Today’s stilted gun debate reflects an impoverishment of our moral and political imagination.
So seen in the broader sweep of America’s social and legal history, today’s stilted gun debate reflects an impoverishment of our moral and political imagination. We have maintained and valorized the negative freedom at the core of the gun lobby’s version of the Second Amendment, but lost the countervailing positive vision of freedom and the related ideas of local and communal responsibility that were essential to the preservation of the peace. The world that gave us the Second Amendment was populated by people who lived in a largely rural society in small communities. For them, keeping the peace meant forms of policing anchored in their face-to-face local communities. Modern notions of privacy, including a right to acquire guns and stockpile weapons, free from government’s prying eyes, were nonexistent. In fact, the opposite was typically the case: government kept very close tabs on citizens who had guns and fined them if they were not kept properly stored and in good working order. The great irony that modern champions of the Second Amendment have never appreciated is that adhering to the Founders’ actual vision of the Second Amendment would mean much more extensive and intrusive regulation of guns, not less. If we wanted to honor the true understanding of the Second Amendment, we would begin by requiring gun registration and mandatory fire arms training for all gun owners.
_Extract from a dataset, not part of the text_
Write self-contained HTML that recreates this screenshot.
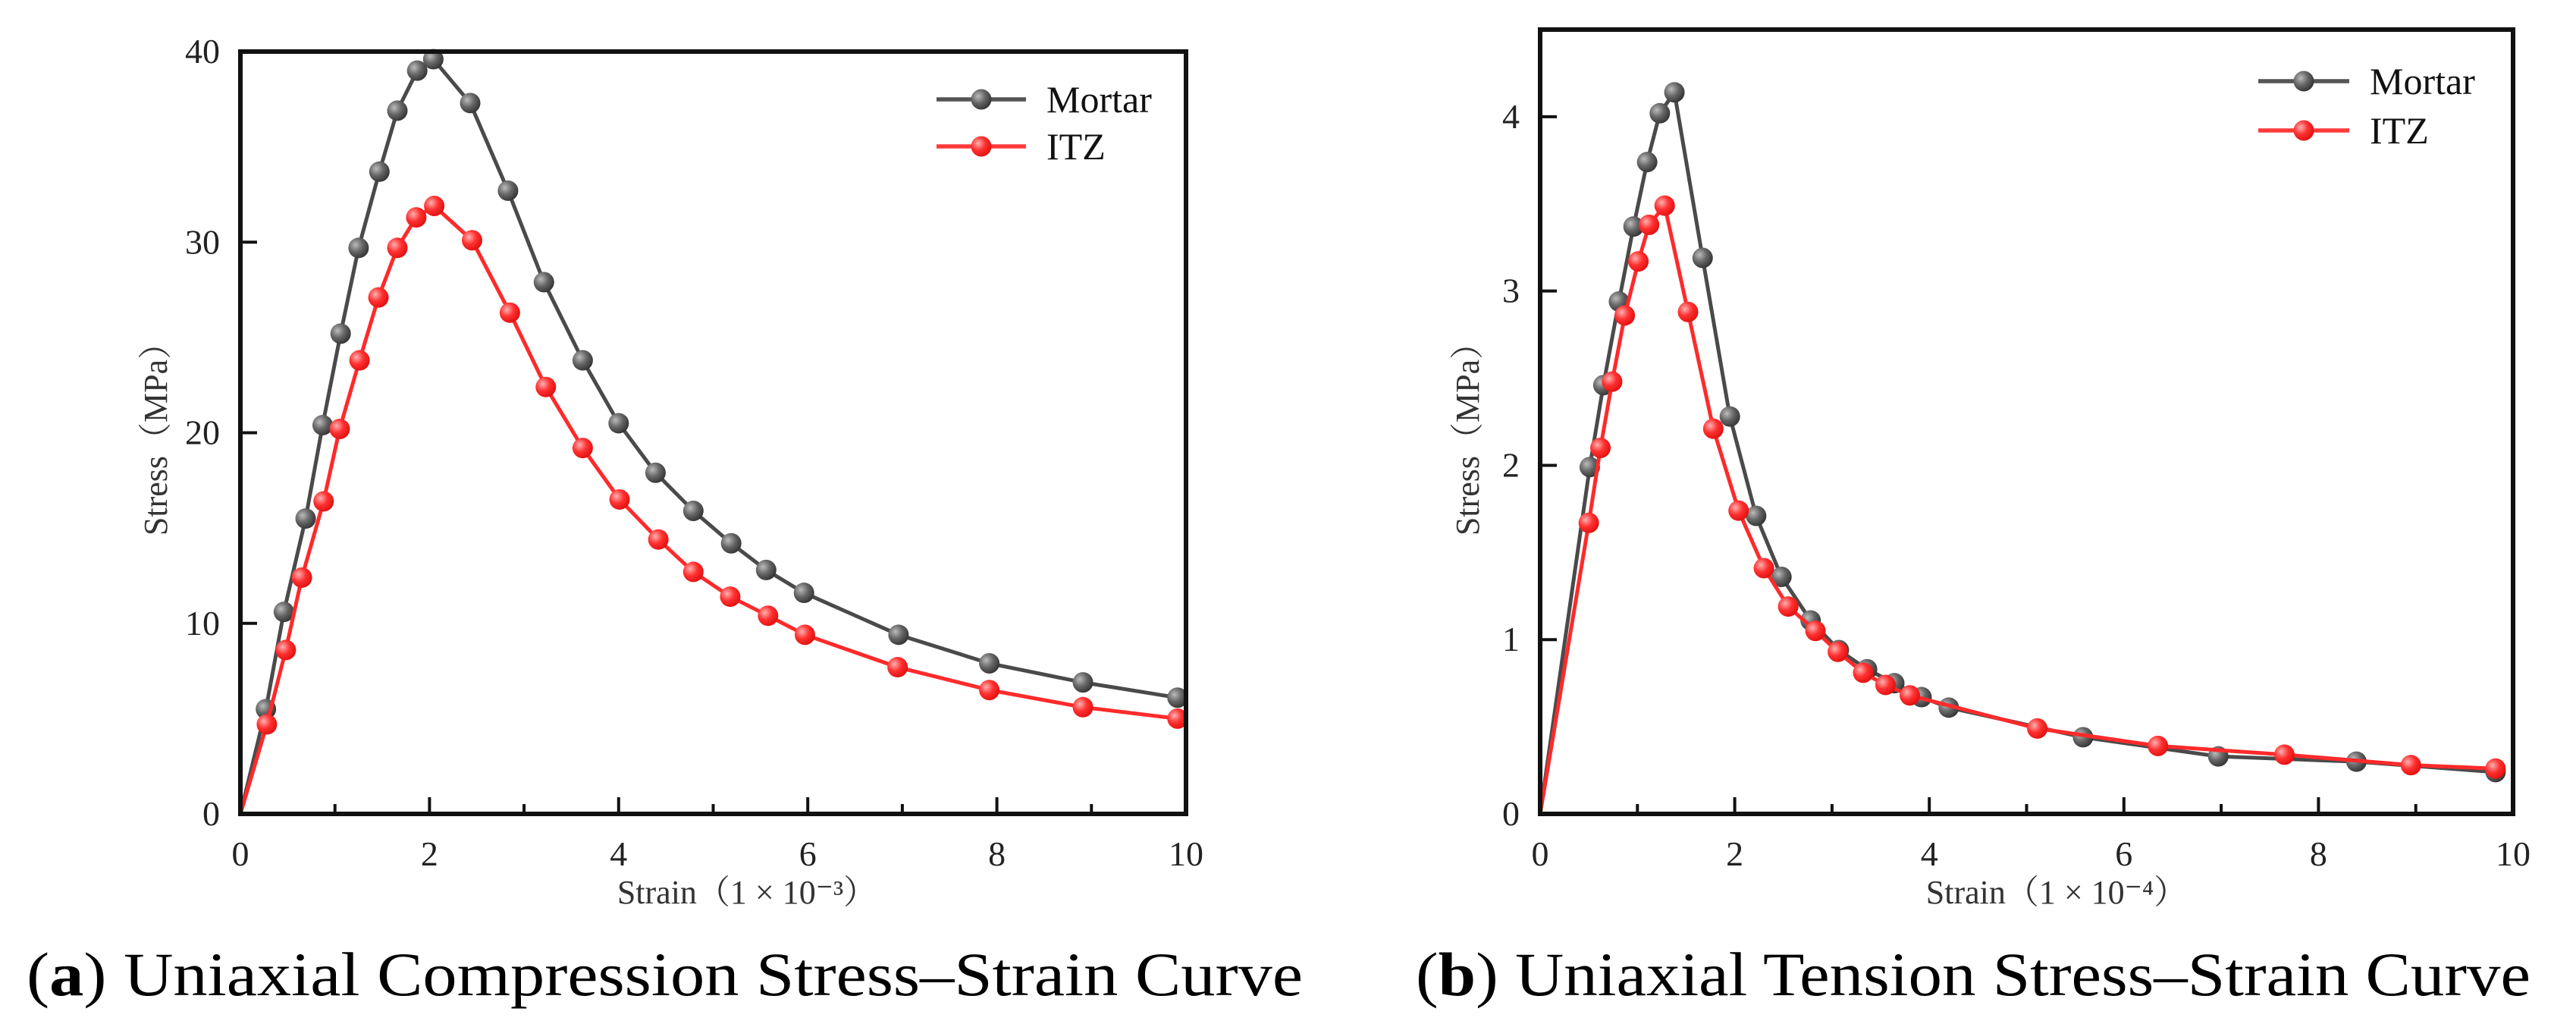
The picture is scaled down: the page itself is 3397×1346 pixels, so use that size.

Once we recognize that the right to enjoy the peace is just as much part of our tradition as the right to keep and bear arms, we can begin to talk calmly about how the latter right can coexist with the former, as the Founders wished. In addition to enacting sensible laws, restoring the Founders’ original vision of the Second Amendment will require finding ways to bolster the resources of local communities. It will also mean rejecting the modern libertarian distortion of the Second Amendment and recreating in new and innovative ways the goal of promoting and protecting the peace.